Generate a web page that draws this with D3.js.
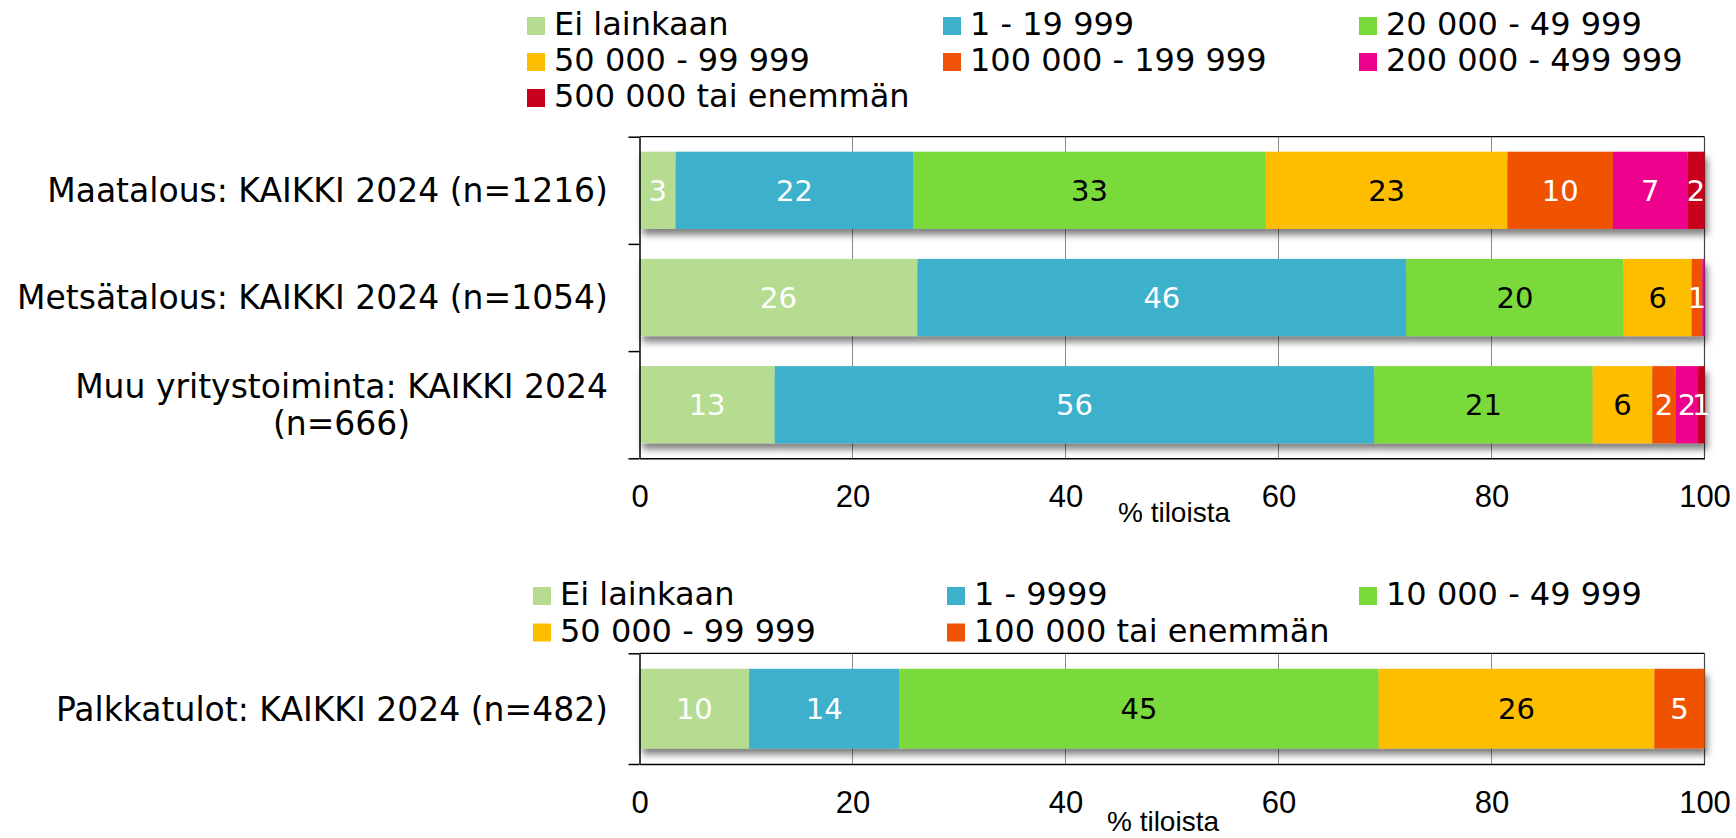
<!DOCTYPE html>
<html>
<head>
<meta charset="utf-8">
<script src="https://cdn.jsdelivr.net/npm/d3@7"></script>
<style>
  body { margin: 0; background: #fff; }
  svg { display: block; }
</style>
</head>
<body>
<div id="chart"></div>
<script>
// ---- data ----
let topCategories = ["Maatalous: KAIKKI 2024 (n=1216)", "Metsätalous: KAIKKI 2024 (n=1054)", "Muu yritystoiminta: KAIKKI 2024 (n=666)"];
let topSeries = ["Ei lainkaan", "1 - 19 999", "20 000 - 49 999", "50 000 - 99 999", "100 000 - 199 999", "200 000 - 499 999", "500 000 tai enemmän"];
let maatalousValues = [3.4, 22.3, 33.1, 22.7, 9.9, 7.0, 1.6];
let metsatalousValues = [26.1, 45.9, 20.4, 6.4, 1.0, 0.2, 0];
let muuValues = [12.7, 56.3, 20.5, 5.6, 2.2, 2.1, 0.6];

let bottomCategories = ["Palkkatulot: KAIKKI 2024 (n=482)"];
let bottomSeries = ["Ei lainkaan", "1 - 9999", "10 000 - 49 999", "50 000 - 99 999", "100 000 tai enemmän"];
let palkkaValues = [10.3, 14.1, 45.0, 25.9, 4.7];

let xTicks = [0, 20, 40, 60, 80, 100];
let axisTitle = "% tiloista";

// colours
let topColors = ["#b5dc90", "#3eb0cc", "#7ad93a", "#fdbe00", "#f05206", "#ec008c", "#c8001c"];
let topTextColors = ["#fff", "#fff", "#000", "#000", "#fff", "#fff", "#fff"];
let bottomColors = ["#b5dc90", "#3eb0cc", "#7ad93a", "#fdbe00", "#f05206"];
let bottomTextColors = ["#fff", "#fff", "#000", "#000", "#fff"];

let svgWidth = 1736;
let svgHeight = 838;

let svg = d3.select("#chart")
  .append("svg")
  .attr("width", svgWidth)
  .attr("height", svgHeight);

// drop shadow under the bars
let defs = svg.append("defs");
defs.append("filter")
  .attr("id", "shadow")
  .attr("x", "-5%").attr("y", "-20%")
  .attr("width", "115%").attr("height", "160%")
  .append("feDropShadow")
  .attr("dx", 3).attr("dy", 6)
  .attr("stdDeviation", 3.5)
  .attr("flood-color", "#000")
  .attr("flood-opacity", 0.5);

let xScale = d3.scaleLinear().domain([0, 100]).range([639.5, 1704.5]);

function drawPanel(cfg) {
  let g = svg.append("g");

  let yScale = d3.scaleBand()
    .domain(cfg.categories)
    .range([cfg.top, cfg.bottom])
    .paddingInner(0.28)
    .paddingOuter(0.14);

  // gridlines
  g.append("g")
    .selectAll("line")
    .data(xTicks.filter(t => t > 0 && t < 100))
    .enter()
    .append("line")
    .attr("x1", d => xScale(d)).attr("x2", d => xScale(d))
    .attr("y1", cfg.top).attr("y2", cfg.bottom)
    .attr("stroke", "#8c8c8c")
    .attr("stroke-width", 1);

  // plot frame: top and right
  g.append("line")
    .attr("x1", xScale(0)).attr("x2", xScale(100))
    .attr("y1", cfg.top).attr("y2", cfg.top)
    .attr("stroke", "#000").attr("stroke-width", 1.2);
  g.append("line")
    .attr("x1", xScale(100)).attr("x2", xScale(100))
    .attr("y1", cfg.top).attr("y2", cfg.bottom)
    .attr("stroke", "#444").attr("stroke-width", 1.2);

  // bars
  cfg.rows.forEach((vals, r) => {
    let cat = cfg.categories[r];
    let segs = [];
    let cum = 0;
    vals.forEach((v, i) => {
      segs.push({ start: cum, value: v, i: i });
      cum += v;
    });

    let row = g.append("g").attr("filter", "url(#shadow)");
    row.selectAll("rect")
      .data(segs.filter(s => s.value > 0))
      .enter()
      .append("rect")
      .attr("x", d => xScale(d.start))
      .attr("y", yScale(cat))
      .attr("width", d => xScale(d.start + d.value) - xScale(d.start))
      .attr("height", yScale.bandwidth())
      .attr("fill", d => cfg.colors[d.i]);

    g.append("g")
      .selectAll("text")
      .data(segs.filter(s => Math.round(s.value) >= 1))
      .enter()
      .append("text")
      .attr("x", d => xScale(d.start + d.value / 2))
      .attr("y", yScale(cat) + yScale.bandwidth() / 2)
      .attr("dy", "0.36em")
      .attr("text-anchor", "middle")
      .attr("font-family", "DejaVu Sans, sans-serif")
      .attr("font-size", 29)
      .attr("fill", d => cfg.textColors[d.i])
      .text(d => Math.round(d.value));
  });

  // left axis, ticks sit on the band boundaries
  let boundary = d3.scaleLinear().domain([0, cfg.categories.length]).range([cfg.top, cfg.bottom]);
  let leftAxis = d3.axisLeft(boundary)
    .tickValues(d3.range(cfg.categories.length + 1))
    .tickFormat("")
    .tickSize(11)
    .tickSizeOuter(0);
  let la = g.append("g")
    .attr("transform", `translate(${xScale(0)},0)`)
    .call(leftAxis);
  la.selectAll("path, line").attr("stroke", "#000").attr("stroke-width", 1.5);

  // bottom axis
  let bottomAxis = d3.axisBottom(xScale)
    .tickValues(xTicks)
    .tickSize(0)
    .tickSizeOuter(0)
    .tickPadding(27);
  let ba = g.append("g")
    .attr("transform", `translate(0,${cfg.bottom})`)
    .call(bottomAxis);
  ba.select(".domain").attr("stroke", "#000").attr("stroke-width", 1.5);
  ba.selectAll("text")
    .attr("font-family", "Liberation Sans, Arial, sans-serif")
    .attr("font-size", 31)
    .attr("fill", "#000");

  g.append("text")
    .attr("x", cfg.titleX)
    .attr("y", cfg.titleY)
    .attr("text-anchor", "middle")
    .attr("font-family", "Liberation Sans, Arial, sans-serif")
    .attr("font-size", 28)
    .text(axisTitle);

  // category labels, wrapped when too long and centred like Excel does
  cfg.categories.forEach(cat => {
    let t = g.append("text")
      .attr("font-family", "DejaVu Sans, sans-serif")
      .attr("font-size", 33)
      .attr("fill", "#000");
    let words = cat.split(" ");
    let lines = [];
    let line = [];
    words.forEach(w => {
      line.push(w);
      t.text(line.join(" "));
      if (t.node().getComputedTextLength() > 600 && line.length > 1) {
        line.pop();
        lines.push(line.join(" "));
        line = [w];
      }
    });
    lines.push(line.join(" "));
    t.text(null);

    let widths = lines.map(l => {
      t.text(l);
      return t.node().getComputedTextLength();
    });
    t.text(null);
    let maxW = d3.max(widths);
    let cx = 608 - maxW / 2;
    let lineH = 37;
    let cy = yScale(cat) + yScale.bandwidth() / 2;
    let firstY = cy - (lines.length - 1) * lineH / 2;

    lines.forEach((l, k) => {
      t.append("tspan")
        .attr("x", cx)
        .attr("y", firstY + k * lineH)
        .attr("dy", "0.36em")
        .attr("text-anchor", "middle")
        .text(l);
    });
  });

  // legend
  let legend = g.append("g");
  cfg.series.forEach((s, i) => {
    let lx = cfg.legendX[i % 3];
    let ly = cfg.legendY + Math.floor(i / 3) * cfg.legendRow;
    legend.append("rect")
      .attr("x", lx).attr("y", ly)
      .attr("width", 18).attr("height", 18)
      .attr("fill", cfg.colors[i]);
    legend.append("text")
      .attr("x", lx + 27)
      .attr("y", ly + 18)
      .attr("font-family", "DejaVu Sans, sans-serif")
      .attr("font-size", 32)
      .attr("fill", "#000")
      .text(s);
  });
}

drawPanel({
  categories: topCategories,
  rows: [maatalousValues, metsatalousValues, muuValues],
  series: topSeries,
  colors: topColors,
  textColors: topTextColors,
  top: 136.7,
  bottom: 458.3,
  legendX: [527, 943, 1359],
  legendY: 17,
  legendRow: 36,
  titleX: 1174,
  titleY: 522
});

drawPanel({
  categories: bottomCategories,
  rows: [palkkaValues],
  series: bottomSeries,
  colors: bottomColors,
  textColors: bottomTextColors,
  top: 653.3,
  bottom: 764,
  legendX: [533, 947, 1359],
  legendY: 587,
  legendRow: 36.5,
  titleX: 1163,
  titleY: 831
});
</script>
</body>
</html>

####################

- [Aim of the exercise] Write out nothing but the lines from the start of the data through the line with "let muuValues = [12.7, 56.3, 20.5, 5.6, 2.2, 2.1, 0.6];". Leave out the pictures.

- [Answer for the task]
Generate a web page that draws this with D3.js.
<!DOCTYPE html>
<html>
<head>
<meta charset="utf-8">
<script src="https://cdn.jsdelivr.net/npm/d3@7"></script>
<style>
  body { margin: 0; background: #fff; }
  svg { display: block; }
</style>
</head>
<body>
<div id="chart"></div>
<script>
// ---- data ----
let topCategories = ["Maatalous: KAIKKI 2024 (n=1216)", "Metsätalous: KAIKKI 2024 (n=1054)", "Muu yritystoiminta: KAIKKI 2024 (n=666)"];
let topSeries = ["Ei lainkaan", "1 - 19 999", "20 000 - 49 999", "50 000 - 99 999", "100 000 - 199 999", "200 000 - 499 999", "500 000 tai enemmän"];
let maatalousValues = [3.4, 22.3, 33.1, 22.7, 9.9, 7.0, 1.6];
let metsatalousValues = [26.1, 45.9, 20.4, 6.4, 1.0, 0.2, 0];
let muuValues = [12.7, 56.3, 20.5, 5.6, 2.2, 2.1, 0.6];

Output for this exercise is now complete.